昭和の風林史(昭和四七年四月十日掲載分)

陰流落し斬り 閃光一瞬S安か

桜も終わろうとしている。万朶(だ)の桜か襟の色―という場面は遂になかった。今週は暴落だ。

「湯をさせばあけぼの色や桜漬 つい女」

九月限の(大阪)引けがやっと三百十円を割った。四百四十円のところに抵抗があって(八月減は四百円にフシがある)、これが頑強に抵抗していたが、週末の引けは、あっけなかった。

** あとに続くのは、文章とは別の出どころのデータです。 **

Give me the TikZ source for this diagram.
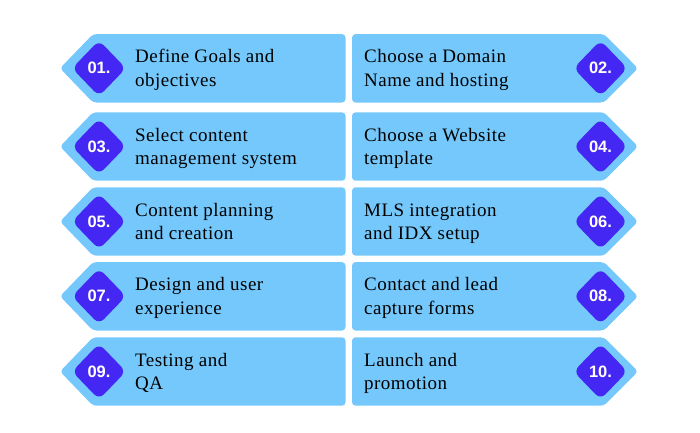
\documentclass[tikz,border=0pt]{standalone}
\usepackage{fontspec}
\setmainfont{Liberation Serif}[LetterSpace=2.5]
\newfontfamily\numfont{Liberation Sans}
\usetikzlibrary{shapes.geometric}
\definecolor{boxblue}{HTML}{74C8FB}
\definecolor{numpurple}{HTML}{4527F3}
\tikzset{
  x=1pt, y=-1pt,
  stepcard/.style={fill=boxblue, rounded corners=3.5pt},
  numbadge/.style={diamond, fill=numpurple, minimum width=54pt, minimum height=56pt, inner sep=0pt, rounded corners=7pt, text=white, font=\numfont\bfseries\fontsize{16.5}{18}\selectfont},
  steptext/.style={anchor=west, align=left, inner sep=0pt, font=\fontsize{19}{23.6}\selectfont}
}
\begin{document}
\begin{tikzpicture}
\useasboundingbox (0,0) rectangle (700,432);
\foreach \c/\i/\j/\ta/\tb in {
  68.3/01./02./{\strut Define Goals and\\\strut objectives}/{\strut Choose a Domain\\\strut Name and hosting},
  146.5/03./04./{\strut Select content\\\strut management system}/{\strut Choose a Website\\\strut template},
  221.5/05./06./{\strut Content planning\\\strut and creation}/{\strut MLS integration\\\strut and IDX setup},
  296.3/07./08./{\strut Design and user\\\strut experience}/{\strut Contact and lead\\\strut capture forms},
  371.5/09./10./{\strut Testing and\\\strut QA}/{\strut Launch and\\\strut promotion}}{
  \fill[stepcard] (60,\c) -- (93,\c-34.2) -- (345.5,\c-34.2) -- (345.5,\c+34.2) -- (93,\c+34.2) -- cycle;
  \fill[stepcard] (638,\c) -- (604,\c-34.2) -- (352,\c-34.2) -- (352,\c+34.2) -- (604,\c+34.2) -- cycle;
  \node[numbadge] (n\i) at (99,\c) {\i};
  \node[numbadge] (n\j) at (600.5,\c) {\j};
  \node[steptext] (t\i) at (135,\c+1.7) {\ta};
  \node[steptext] (t\j) at (364,\c+1.7) {\tb};
}
\end{tikzpicture}
\end{document}
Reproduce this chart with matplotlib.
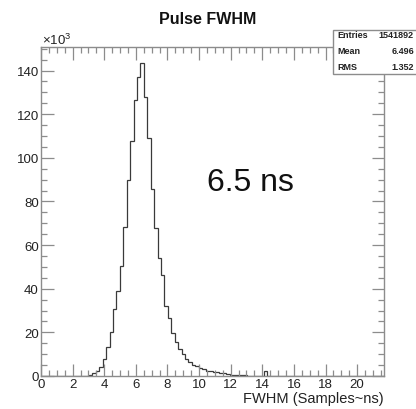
import numpy as np
import matplotlib
matplotlib.use('Agg')
from matplotlib import pyplot as plt
from matplotlib.patches import Rectangle
from matplotlib.ticker import MultipleLocator

plt.rcParams['font.family'] = ['Liberation Sans', 'DejaVu Sans']
plt.rcParams['mathtext.default'] = 'regular'

# histogram: 100 bins from 0 to 21.7, counts in thousands
x_min = 0.0
x_max = 21.7
n_bins = 100
first_bin = 5
counts = [0.1, 0.0, 0.1, 0.0, 0.0, 0.1, 0.0, 0.1,           # bins 5-12
          0.2, 0.6, 1.2, 2.3, 4.2, 8.0, 13.3, 20.2,          # bins 13-20
          30.6, 39.0, 50.5, 68.4, 89.8, 107.6, 126.6, 137.2,  # bins 21-28
          143.6, 128.0, 109.3, 85.6, 67.7, 54.0, 46.3, 32.1,  # bins 29-36
          26.5, 19.6, 15.8, 12.2, 10.0, 8.0, 6.4, 5.2,        # bins 37-44
          4.6, 3.7, 3.0, 2.4, 2.2, 2.0, 1.8, 1.5,             # bins 45-52
          1.2, 0.9, 0.6, 0.5, 0.4, 0.3, 0.3, 0.2,             # bins 53-60
          0.2, 0.2, 0.2, 0.2, 2.4, 0.1, 0.1, 0.05]            # bins 61-68

stats_names = ['Entries', 'Mean', 'RMS']
stats_values = ['1541892', '6.496', '1.352']

values = np.zeros(n_bins)
values[first_bin:first_bin + len(counts)] = counts
edges = np.linspace(x_min, x_max, n_bins + 1)

fig = plt.figure(figsize=(4.16, 4.10), dpi=100)
ax = fig.add_axes([41/416, 1 - 377/410, 343/416, 329/410])

ax.stairs(values, edges, color='#3a3a3a', linewidth=0.9)

ax.set_xlim(x_min, x_max)
ax.set_ylim(0, 150.8)

frame_col = '#8c8c8c'
for s in ax.spines.values():
    s.set_color(frame_col)
    s.set_linewidth(1.0)

ax.xaxis.set_major_locator(MultipleLocator(2))
ax.xaxis.set_minor_locator(MultipleLocator(0.5))
ax.yaxis.set_major_locator(MultipleLocator(20))
ax.yaxis.set_minor_locator(MultipleLocator(5))
ax.tick_params(which='both', direction='in', top=True, right=True, color=frame_col,
               labelcolor='#222222', labelsize=9.5)
ax.tick_params(which='major', length=9, width=0.9)
ax.tick_params(which='minor', length=4.5, width=0.9)
ax.tick_params(axis='x', pad=1.5)
ax.tick_params(axis='y', pad=1.5)

ax.set_xlabel('FWHM (Samples~ns)', fontsize=10.5, color='#222222', loc='right', labelpad=1)

fig.text(0.5, 1 - 20/410, 'Pulse FWHM', ha='center', va='center',
         fontsize=11.5, fontweight='bold', color='#111111')
fig.text(42/416, 1 - 40/410, r'×10$^{3}$', ha='left', va='center',
         fontsize=9.5, color='#222222')

ax.text(10.5, 89, '6.5 ns', ha='left', va='center', fontsize=23, color='#111111')

# stats box
fig.patches.append(Rectangle((333/416, 1 - 75/410), 90/416, 44/410,
                             transform=fig.transFigure, facecolor='white',
                             edgecolor=frame_col, linewidth=1.0, zorder=5))
for i, (name, val) in enumerate(zip(stats_names, stats_values)):
    yy = 1 - (35 + i * 16) / 410
    fig.text(337/416, yy, name, ha='left', va='center', fontsize=6.5,
             fontweight='bold', color='#222222', zorder=6)
    fig.text(414/416, yy, val, ha='right', va='center', fontsize=6.5,
             fontweight='bold', color='#222222', zorder=6)

fig.savefig('out.png', dpi=100)
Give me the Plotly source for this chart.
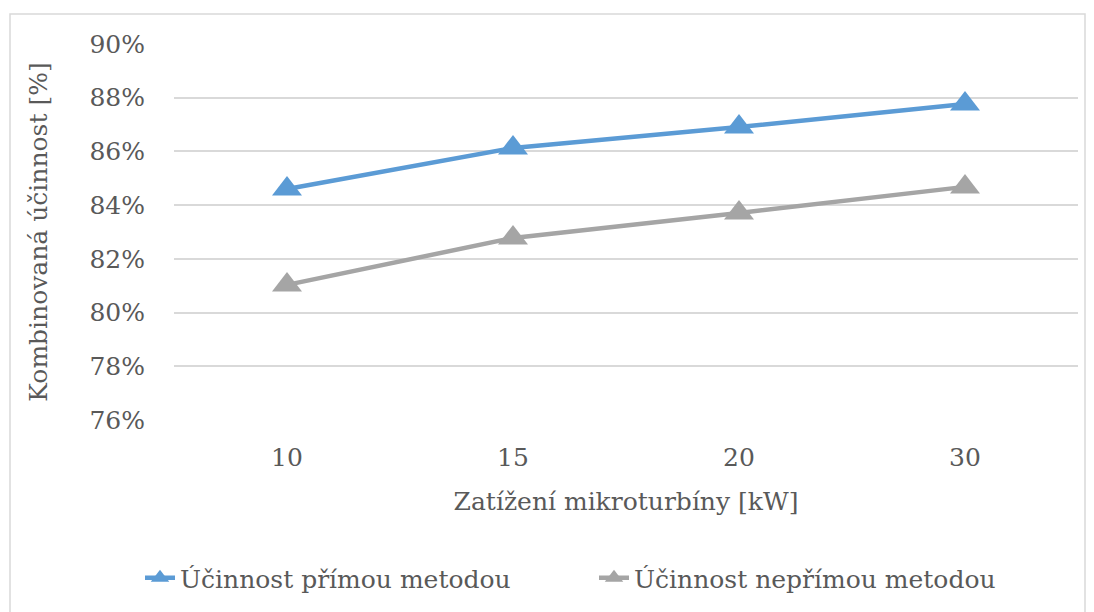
import plotly.graph_objects as go

categories = ["10", "15", "20", "30"]
prima = [0.846, 0.8613, 0.8691, 0.8777]
neprima = [0.8103, 0.8278, 0.8371, 0.8468]
series_names = ["Účinnost přímou metodou", "Účinnost nepřímou metodou"]
colors = ["#5B9BD5", "#A5A5A5"]
y_ticks = [0.76, 0.78, 0.80, 0.82, 0.84, 0.86, 0.88, 0.90]

W, H = 1094, 612
L, R, T, B = 174, 16, 44, 192
pw, ph = W - L - R, H - T - B

FONT = "DejaVu Serif"
TXT = "#595959"
FS = 25

def px_x(p):
    return (p - L) / pw

def px_y(p):
    return 1 - (p - T) / ph

fig = go.Figure()
legend_ids = ["legend", "legend2"]
for name, vals, col, lg in zip(series_names, [prima, neprima], colors, legend_ids):
    fig.add_trace(go.Scatter(
        x=categories, y=vals, name=name, mode="lines+markers",
        line=dict(color=col, width=4.5),
        marker=dict(symbol="triangle-up", size=26, color=col),
        legend=lg, showlegend=True,
    ))

legend_common = dict(
    orientation="h", xref="container", yref="container",
    yanchor="middle", y=1 - 578 / H, xanchor="left",
    font=dict(family=FONT, size=FS, color=TXT), bgcolor="rgba(0,0,0,0)",
)

fig.update_layout(
    width=W, height=H,
    showlegend=True,
    margin=dict(l=L, r=R, t=T, b=B),
    paper_bgcolor="white", plot_bgcolor="white",
    font=dict(family=FONT, size=FS, color=TXT),
    xaxis=dict(
        type="category", range=[-0.5, 3.5],
        showgrid=False, zeroline=False, showline=False,
        ticks="", ticklabelstandoff=20,
        tickfont=dict(family=FONT, size=FS, color=TXT),
        title=dict(text="Zatížení mikroturbíny [kW]", font=dict(family=FONT, size=FS, color=TXT), standoff=21),
    ),
    yaxis=dict(
        range=[0.76, 0.90], tickvals=y_ticks, tickformat=".0%",
        showgrid=True, gridcolor="#D9D9D9", gridwidth=1.5,
        zeroline=False, showline=False, ticks="", ticklabelstandoff=28,
        tickfont=dict(family=FONT, size=FS, color=TXT),
        title=dict(text="Kombinovaná účinnost [%]", font=dict(family=FONT, size=FS, color=TXT), standoff=34),
    ),
    legend=dict(x=140 / W, **legend_common),
    legend2=dict(x=594 / W, **legend_common),
    shapes=[dict(
        type="rect", xref="paper", yref="paper",
        x0=px_x(10), x1=px_x(1085), y0=px_y(640), y1=px_y(14),
        line=dict(color="#D9D9D9", width=1.5), fillcolor="rgba(0,0,0,0)", layer="below",
    )],
)

fig.write_html("out.html", config={"displayModeBar": False},
               post_script="document.body.style.margin='0';document.body.style.padding='0';")
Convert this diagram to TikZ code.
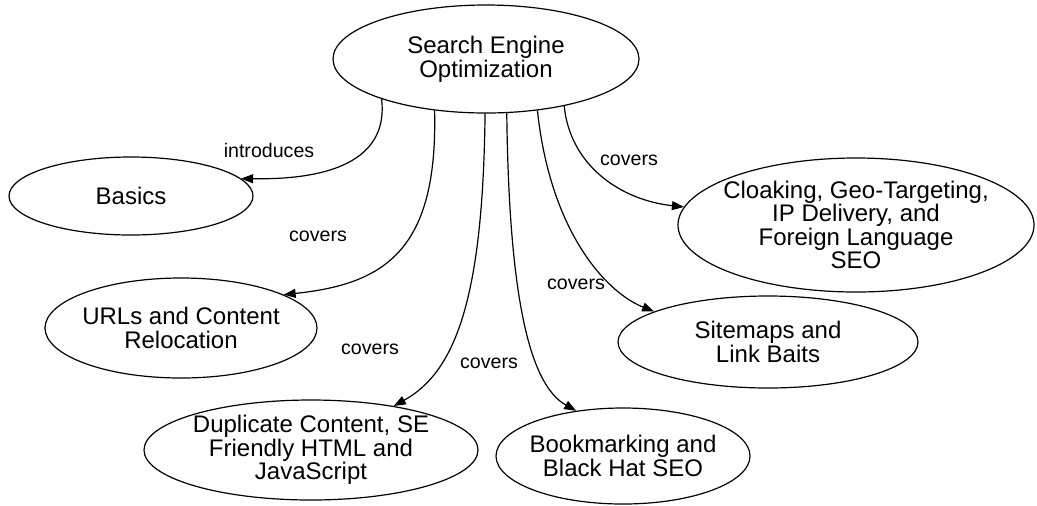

戻り場面を見ていると、いかにも強そうに思える。七日金曜日あたり、阿波座筋は一万三千五百円目標/交易会までの短期決戦/産地相場を陽動/大阪に仕手介入/などと久しぶりで、口中熱っぽい情報が飛んだけれど、高値掴みの買い屋の希望的意見に終わりそうだ。

筆者は思う。先三本、千円大台を引けで割り込んでしまえば、アッケラカンのストレート安KOダウンだ。ストップ安だってあり得ると見る。

中国が売り値を下げてくれば相場に支えがない。本来ならば売り大手の三晶山梨が崩れ場面で利食いに向かって、一段落の落ち着きを取り戻すのであるが、この両社、現物抱いての売りヘッジだけに、暴落場面で手仕舞ってくるかどうか判らない。

千円割れには〝逆注〟がかなり入っている。割れから売り―という注文だ。

〝逆注〟はクロウトが相場の勢いに身をまかす戦法。激水の疾き石を漂わすに至るものは勢なりという。

乱は治に生じ、怯は勇に生じ、弱は強に生ず。治乱は数なり、勇怯は勢なり、強弱は形なり。

孫子をして〝強弱は形なり〟と言わしめた。

弱は強に生ず―とも。

金曜日の戻り(強い姿)があったればこそ。土曜は反落を見た。

そして週明けから本格的に崩れるだろうと思わせるのである。

あるいは、もう一度、逆襲してくるかもしれない。それは、またとない狙撃の対象となるであろうか。

筆者は材料を書いているのではない。地合いを縷々(るる)説いている。

この相場は、強気してもなんら見込みはない―ということを。左様、崩れてのち、そのことを知る。

国破れて山河あり 城春にして草木深し 時に感じて花に涙そそぎ 別れ恨みて鳥に心を驚かす。

多くを語ることもない。雨はふるふる 城ケ島の磯に 利休鼡の雨が降る 雨は真珠か 夜明けの霧かそれとも私の忍び泣き 雨はふるふる 日はうす曇る 舟はゆくゆく帆がかすむ―。

●編集部注
 今の国内商品取引は注文が面倒だ。これは声を大にして言いたい。
 〝逆注〟も出来る事は出来るが頗る面倒である。